Take 'The Terror' by Dan Simmons: it mixes historical horror with a slow-burn sense that characters are not alone even in the Arctic void. The ice, the crew's exhaustion, and the uncanny predator in the mist create moments where a presence is almost felt at the shoulder. Similarly, 'Life of Pi' practically centers on alternating realities and spiritual company; Pi's tale of survival gives you that limbic certainty that something — faith, reason, a companion — is keeping him from losing himself.
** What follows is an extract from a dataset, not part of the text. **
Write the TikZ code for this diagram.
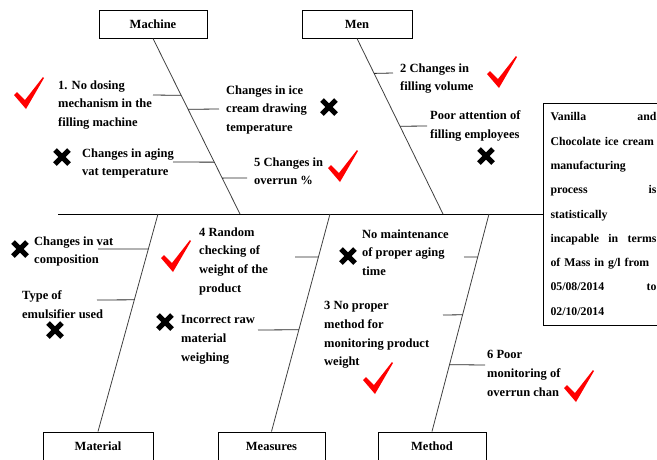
\documentclass[tikz,border=0pt]{standalone}
\usepackage{fontspec}
\setmainfont{Liberation Serif}
\usetikzlibrary{positioning,calc}

\begin{document}
\begin{tikzpicture}[%
    x=1pt, y=-1pt,
    every node/.style={font=\bfseries\fontsize{12.5}{18.7}\selectfont},
    catbox/.style={draw,rectangle,line width=1pt,minimum width=108pt,minimum height=28pt,inner sep=0pt},
    cause/.style={align=left,inner sep=0pt,anchor=north west},
    bone/.style={draw=black!75,line width=0.8pt},
    twig/.style={draw=black!85,line width=0.8pt},
    okmark/.pic={\fill[red] (-15,2) -- (-12,-1) -- (-4,7) -- (14,-16) -- (15,-15) -- (-3,16) -- cycle;},
    nomark/.pic={\draw[line width=5pt] (-7,-7) -- (7,7) (-7,7) -- (7,-7);}
]
\useasboundingbox (0,0) rectangle (657,459);

% ---------------- Categories and effect ----------------
\node[catbox] (machine) at (153,24) {Machine};
\node[catbox,minimum width=110pt] (men) at (357,24) {Men};
\node[catbox,minimum width=110pt] (material) at (98,446) {Material};
\node[catbox,minimum width=107pt] (measures) at (271.5,446) {Measures};
\node[catbox] (method) at (432,446) {Method};

\node[draw,line width=1pt,anchor=west,text width=106pt,inner xsep=7pt,minimum height=222pt,
      align=left,font=\bfseries\fontsize{11.8}{24.3}\selectfont] (effect) at (543,214)
    {Vanilla\hfill and\\
     Chocolate ice cream\\
     manufacturing\\
     process\hfill is\\
     statistically\\
     incapable\hfill in\hfill terms\\
     of Mass in g/l from\\
     05/08/2014\hfill to\\
     02/10/2014};

% ---------------- Spine and bones ----------------
\coordinate (tail) at (58,214);
\coordinate (jm) at (240,214);
\coordinate (jp) at (443,214);
\coordinate (ja) at (158,214);
\coordinate (js) at (330,214);
\coordinate (jt) at (489,214);

\draw[line width=1pt] (tail) -- (tail -| effect.west);
\draw[bone] (machine.south) -- (jm);
\draw[bone] (men.south) -- (jp);
\draw[bone] (ja) -- (material.north);
\draw[bone] (js) -- (measures.north);
\draw[bone] (jt) -- (method.north);

% ---------------- Branches ----------------
\foreach \y/\x [count=\i] in {95/153,109/219,162/173,178/247} {
    \pgfmathsetmacro\t{(\y-38)/176}
    \path (machine.south) -- (jm) coordinate[pos=\t] (mc\i);
    \coordinate (mf\i) at (\x,\y);
    \draw[twig] (mc\i) -- (mf\i);
}
\foreach \y/\x [count=\i] in {73/393,126/427} {
    \pgfmathsetmacro\t{(\y-38)/176}
    \path (men.south) -- (jp) coordinate[pos=\t] (pc\i);
    \coordinate (pf\i) at (\x,\y);
    \draw[twig] (pc\i) -- (pf\i);
}
\foreach \y/\x [count=\i] in {249/98,300/97} {
    \pgfmathsetmacro\t{(\y-214)/218}
    \path (ja) -- (material.north) coordinate[pos=\t] (ac\i);
    \coordinate (af\i) at (\x,\y);
    \draw[twig] (ac\i) -- (af\i);
}
\foreach \y/\x [count=\i] in {257/295,330/258} {
    \pgfmathsetmacro\t{(\y-214)/218}
    \path (js) -- (measures.north) coordinate[pos=\t] (sc\i);
    \coordinate (sf\i) at (\x,\y);
    \draw[twig] (sc\i) -- (sf\i);
}
\foreach \y/\x [count=\i] in {257/464,315/443,365/485} {
    \pgfmathsetmacro\t{(\y-214)/218}
    \path (jt) -- (method.north) coordinate[pos=\t] (tc\i);
    \coordinate (tf\i) at (\x,\y);
    \draw[twig] (tc\i) -- (tf\i);
}

% ---------------- Causes ----------------
\node[cause] (m1) at (58,80.4) {1. No dosing\\mechanism in the\\filling machine};
\node[cause] (m2) at (226,85.4) {Changes in ice\\cream drawing\\temperature};
\node[cause] (m3) at (82,148.4) {Changes in aging\\vat temperature};
\node[cause] (m4) at (254,157.4) {5 Changes in\\overrun \%};
\node[cause] (p1) at (400,63.4) {2 Changes in\\filling volume};
\node[cause] (p2) at (430,110.4) {Poor attention of\\filling employees};
\node[cause] (a1) at (34,236.4) {Changes in vat\\composition};
\node[cause] (a2) at (22,290.4) {Type of\\emulsifier used};
\node[cause] (s1) at (199,227.4) {4 Random\\checking of\\weight of the\\product};
\node[cause] (s2) at (181,315.4) {Incorrect raw\\material\\weighing};
\node[cause] (t1) at (362,229.4) {No maintenance\\of proper aging\\time};
\node[cause] (t2) at (324,301.4) {3 No proper\\method for\\monitoring product\\weight};
\node[cause] (t3) at (487,350.4) {6 Poor\\monitoring of\\overrun chan};

% ---------------- Marks ----------------
\foreach \x/\y in {29/93,343/166,502/72,176/256,378/378,579/386}
    \pic at (\x,\y) {okmark};
\foreach \x/\y in {329/107,62/157,486/156,20/249,55/330,165/322,348/256}
    \pic at (\x,\y) {nomark};

\end{tikzpicture}
\end{document}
Then there are quieter, older works like 'Robinson Crusoe' and 'Moby-Dick'. Crusoe fashions himself a companion out of necessity, and those scenes read like a human attempt to manufacture a third-man presence. In 'Moby-Dick' Ahab and Ishmael both run into moments where the sea and its mythology speak to them as if another consciousness is present. Even 'The Old Man and the Sea' gives Santiago a palpable sense of company in the fish and the sea; it isn't supernatural in a textbook sense, but it carries that same uncanny comfort. These books approach the phenomenon from different directions — mystical, psychological, symbolic — and I love how each one turns loneliness into something almost, defiantly, companionable.
Quinn
Quinn
2025-10-28 14:08:50
Picking up modern historical fiction and thrillers, I notice authors love the third-man motif because it dramatizes loneliness and survival so well. Dan Simmons' 'The Terror' puts sailors in an arctic horror where hallucinations and a looming presence blur with real threats — survivors report sensing help or a watcher during extreme fatigue. Joe Simpson's 'Touching the Void' (which reads like fiction) has that infamous episode where a climber feels another force steering and urging him on while he’s semi-conscious. Yann Martel’s 'Life of Pi' is a different, more spiritual aesthetic: the tiger acts as a companion and a psychological prop that keeps Pi moving; whether that’s an actual third man or a mental construct, it functions identically in the story. I also find that gothic and psychological novels, like 'The Turn of the Screw', trade on similar sensations — the narrator's unseen interlocutors or companions push the plot and our sympathy. These books fascinate me because they put human endurance and imagination in the same frame, and I usually finish them thinking about how thin the line is between help and hallucination.